DO THIS »
Only the lines between the line holding "Rebuild this chart" and the line holding "width=0.58, saturation=1, legend=False, ax=ax)", both of those included, should be copied exactly; drop the pictures.

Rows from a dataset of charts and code
---------------
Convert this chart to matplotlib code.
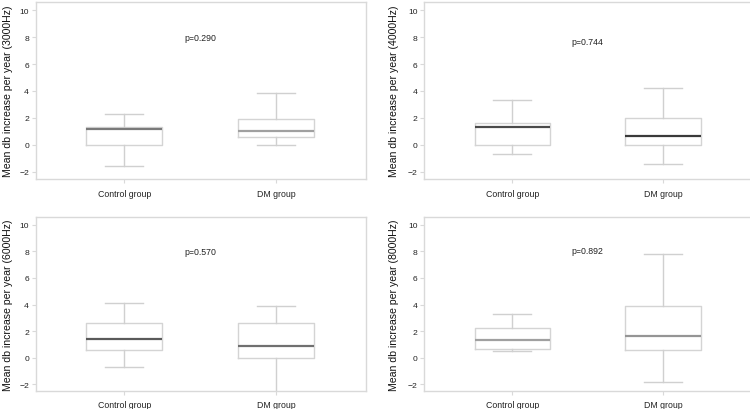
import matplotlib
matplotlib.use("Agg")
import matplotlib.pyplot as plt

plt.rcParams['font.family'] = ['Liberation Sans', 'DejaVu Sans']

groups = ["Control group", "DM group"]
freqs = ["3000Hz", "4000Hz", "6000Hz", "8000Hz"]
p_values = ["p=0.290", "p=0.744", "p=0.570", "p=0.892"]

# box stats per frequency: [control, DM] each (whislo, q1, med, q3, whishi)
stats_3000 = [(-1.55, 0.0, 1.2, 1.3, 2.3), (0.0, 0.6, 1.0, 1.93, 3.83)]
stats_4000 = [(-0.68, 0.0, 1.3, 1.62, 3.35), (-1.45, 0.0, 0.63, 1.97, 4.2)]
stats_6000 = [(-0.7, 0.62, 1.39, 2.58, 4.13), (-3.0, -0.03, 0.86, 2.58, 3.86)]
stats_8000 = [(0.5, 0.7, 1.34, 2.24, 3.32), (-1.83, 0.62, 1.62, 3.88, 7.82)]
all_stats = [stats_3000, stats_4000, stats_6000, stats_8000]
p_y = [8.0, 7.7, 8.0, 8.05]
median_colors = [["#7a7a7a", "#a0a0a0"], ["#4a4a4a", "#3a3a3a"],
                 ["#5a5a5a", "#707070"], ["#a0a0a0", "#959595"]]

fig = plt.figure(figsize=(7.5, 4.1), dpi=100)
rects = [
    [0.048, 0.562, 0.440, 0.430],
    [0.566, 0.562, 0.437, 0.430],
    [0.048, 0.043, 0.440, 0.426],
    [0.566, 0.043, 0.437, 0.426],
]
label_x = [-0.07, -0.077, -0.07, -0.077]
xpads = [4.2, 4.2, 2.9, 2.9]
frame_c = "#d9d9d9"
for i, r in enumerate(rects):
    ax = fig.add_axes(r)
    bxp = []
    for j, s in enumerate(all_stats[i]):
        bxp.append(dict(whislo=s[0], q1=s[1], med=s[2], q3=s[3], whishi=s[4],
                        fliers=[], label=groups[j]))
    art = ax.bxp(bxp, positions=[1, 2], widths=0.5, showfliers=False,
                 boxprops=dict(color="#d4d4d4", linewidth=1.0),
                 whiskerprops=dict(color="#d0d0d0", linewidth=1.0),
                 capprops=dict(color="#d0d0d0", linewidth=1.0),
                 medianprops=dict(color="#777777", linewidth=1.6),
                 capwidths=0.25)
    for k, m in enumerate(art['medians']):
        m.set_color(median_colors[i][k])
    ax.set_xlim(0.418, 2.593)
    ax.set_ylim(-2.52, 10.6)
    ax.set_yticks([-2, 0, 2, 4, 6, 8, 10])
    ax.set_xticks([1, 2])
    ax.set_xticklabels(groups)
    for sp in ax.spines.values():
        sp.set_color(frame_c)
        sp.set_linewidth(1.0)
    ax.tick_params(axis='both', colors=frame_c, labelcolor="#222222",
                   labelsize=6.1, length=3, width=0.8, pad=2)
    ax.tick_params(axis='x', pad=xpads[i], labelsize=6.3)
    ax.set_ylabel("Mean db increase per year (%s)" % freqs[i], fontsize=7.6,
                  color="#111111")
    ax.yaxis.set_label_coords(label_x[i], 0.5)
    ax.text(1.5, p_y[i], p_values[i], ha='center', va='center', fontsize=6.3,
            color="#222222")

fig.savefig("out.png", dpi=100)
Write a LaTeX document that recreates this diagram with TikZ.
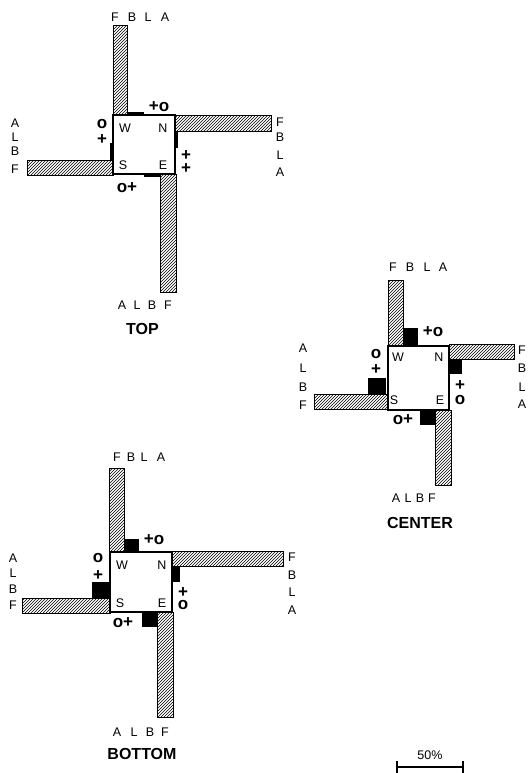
---------------
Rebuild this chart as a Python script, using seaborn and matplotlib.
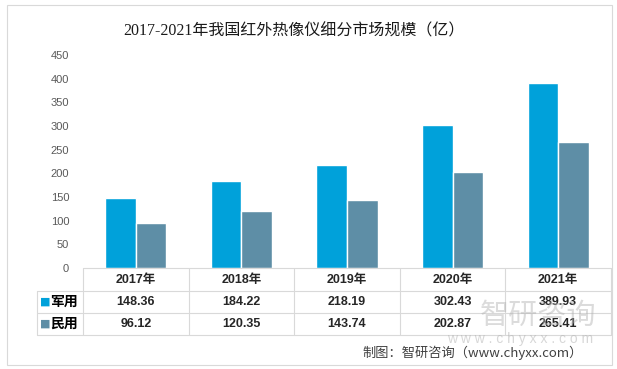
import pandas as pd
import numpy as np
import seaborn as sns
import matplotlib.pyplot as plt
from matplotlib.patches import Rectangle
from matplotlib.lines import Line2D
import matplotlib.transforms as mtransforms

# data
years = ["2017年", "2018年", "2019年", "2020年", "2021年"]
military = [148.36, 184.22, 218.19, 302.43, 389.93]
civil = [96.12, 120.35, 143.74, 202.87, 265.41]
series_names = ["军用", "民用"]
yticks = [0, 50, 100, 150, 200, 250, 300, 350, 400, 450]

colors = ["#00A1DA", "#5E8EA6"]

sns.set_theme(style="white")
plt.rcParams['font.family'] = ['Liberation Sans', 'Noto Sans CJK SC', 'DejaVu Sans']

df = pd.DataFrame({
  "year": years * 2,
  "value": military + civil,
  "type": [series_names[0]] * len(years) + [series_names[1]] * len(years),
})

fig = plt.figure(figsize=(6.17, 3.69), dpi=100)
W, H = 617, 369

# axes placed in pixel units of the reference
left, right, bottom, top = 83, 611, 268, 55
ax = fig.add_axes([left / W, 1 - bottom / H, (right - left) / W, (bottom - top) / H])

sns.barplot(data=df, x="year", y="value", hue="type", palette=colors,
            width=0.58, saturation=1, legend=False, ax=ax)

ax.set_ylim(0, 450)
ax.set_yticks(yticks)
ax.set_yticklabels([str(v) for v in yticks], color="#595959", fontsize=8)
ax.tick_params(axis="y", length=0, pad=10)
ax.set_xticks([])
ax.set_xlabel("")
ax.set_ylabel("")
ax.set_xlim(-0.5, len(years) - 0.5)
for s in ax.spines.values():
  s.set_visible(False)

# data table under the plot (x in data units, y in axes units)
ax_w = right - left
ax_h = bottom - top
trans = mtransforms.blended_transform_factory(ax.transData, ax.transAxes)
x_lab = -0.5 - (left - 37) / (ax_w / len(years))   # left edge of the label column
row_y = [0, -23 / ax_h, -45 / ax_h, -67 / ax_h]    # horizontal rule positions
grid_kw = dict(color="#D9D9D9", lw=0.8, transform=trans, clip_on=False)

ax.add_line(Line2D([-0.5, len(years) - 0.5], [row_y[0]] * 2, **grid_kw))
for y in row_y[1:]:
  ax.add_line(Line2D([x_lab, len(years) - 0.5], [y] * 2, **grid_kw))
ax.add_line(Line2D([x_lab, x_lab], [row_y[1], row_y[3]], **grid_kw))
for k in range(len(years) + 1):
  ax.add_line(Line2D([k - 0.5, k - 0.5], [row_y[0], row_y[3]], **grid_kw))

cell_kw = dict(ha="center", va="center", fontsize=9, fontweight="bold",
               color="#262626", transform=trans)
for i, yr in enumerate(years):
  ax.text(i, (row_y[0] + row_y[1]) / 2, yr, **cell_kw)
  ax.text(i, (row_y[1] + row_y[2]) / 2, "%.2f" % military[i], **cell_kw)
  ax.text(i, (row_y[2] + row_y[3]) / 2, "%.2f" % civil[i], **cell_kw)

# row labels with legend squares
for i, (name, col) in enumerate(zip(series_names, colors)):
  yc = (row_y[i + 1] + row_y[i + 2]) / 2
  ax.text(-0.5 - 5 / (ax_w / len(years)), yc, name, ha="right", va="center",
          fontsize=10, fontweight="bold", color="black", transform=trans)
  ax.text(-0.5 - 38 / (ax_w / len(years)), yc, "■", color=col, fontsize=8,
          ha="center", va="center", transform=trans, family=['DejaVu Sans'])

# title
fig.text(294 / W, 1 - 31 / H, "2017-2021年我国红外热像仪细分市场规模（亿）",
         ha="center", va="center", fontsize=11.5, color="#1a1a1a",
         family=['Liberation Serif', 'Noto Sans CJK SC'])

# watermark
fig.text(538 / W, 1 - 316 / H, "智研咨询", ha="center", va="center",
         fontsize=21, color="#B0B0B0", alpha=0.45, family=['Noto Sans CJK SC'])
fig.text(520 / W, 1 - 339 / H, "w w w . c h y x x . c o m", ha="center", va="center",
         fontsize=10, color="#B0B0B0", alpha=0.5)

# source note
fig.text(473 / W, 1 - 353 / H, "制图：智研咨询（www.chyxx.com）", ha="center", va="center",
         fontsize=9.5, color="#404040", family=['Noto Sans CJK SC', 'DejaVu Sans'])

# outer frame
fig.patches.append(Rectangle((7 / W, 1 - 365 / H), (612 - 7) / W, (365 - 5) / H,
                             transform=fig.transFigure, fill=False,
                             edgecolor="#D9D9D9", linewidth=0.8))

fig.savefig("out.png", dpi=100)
---------------
ANSWER TO THE TASK »
Rebuild this chart as a Python script, using seaborn and matplotlib.
import pandas as pd
import numpy as np
import seaborn as sns
import matplotlib.pyplot as plt
from matplotlib.patches import Rectangle
from matplotlib.lines import Line2D
import matplotlib.transforms as mtransforms

# data
years = ["2017年", "2018年", "2019年", "2020年", "2021年"]
military = [148.36, 184.22, 218.19, 302.43, 389.93]
civil = [96.12, 120.35, 143.74, 202.87, 265.41]
series_names = ["军用", "民用"]
yticks = [0, 50, 100, 150, 200, 250, 300, 350, 400, 450]

colors = ["#00A1DA", "#5E8EA6"]

sns.set_theme(style="white")
plt.rcParams['font.family'] = ['Liberation Sans', 'Noto Sans CJK SC', 'DejaVu Sans']

df = pd.DataFrame({
  "year": years * 2,
  "value": military + civil,
  "type": [series_names[0]] * len(years) + [series_names[1]] * len(years),
})

fig = plt.figure(figsize=(6.17, 3.69), dpi=100)
W, H = 617, 369

# axes placed in pixel units of the reference
left, right, bottom, top = 83, 611, 268, 55
ax = fig.add_axes([left / W, 1 - bottom / H, (right - left) / W, (bottom - top) / H])

sns.barplot(data=df, x="year", y="value", hue="type", palette=colors,
            width=0.58, saturation=1, legend=False, ax=ax)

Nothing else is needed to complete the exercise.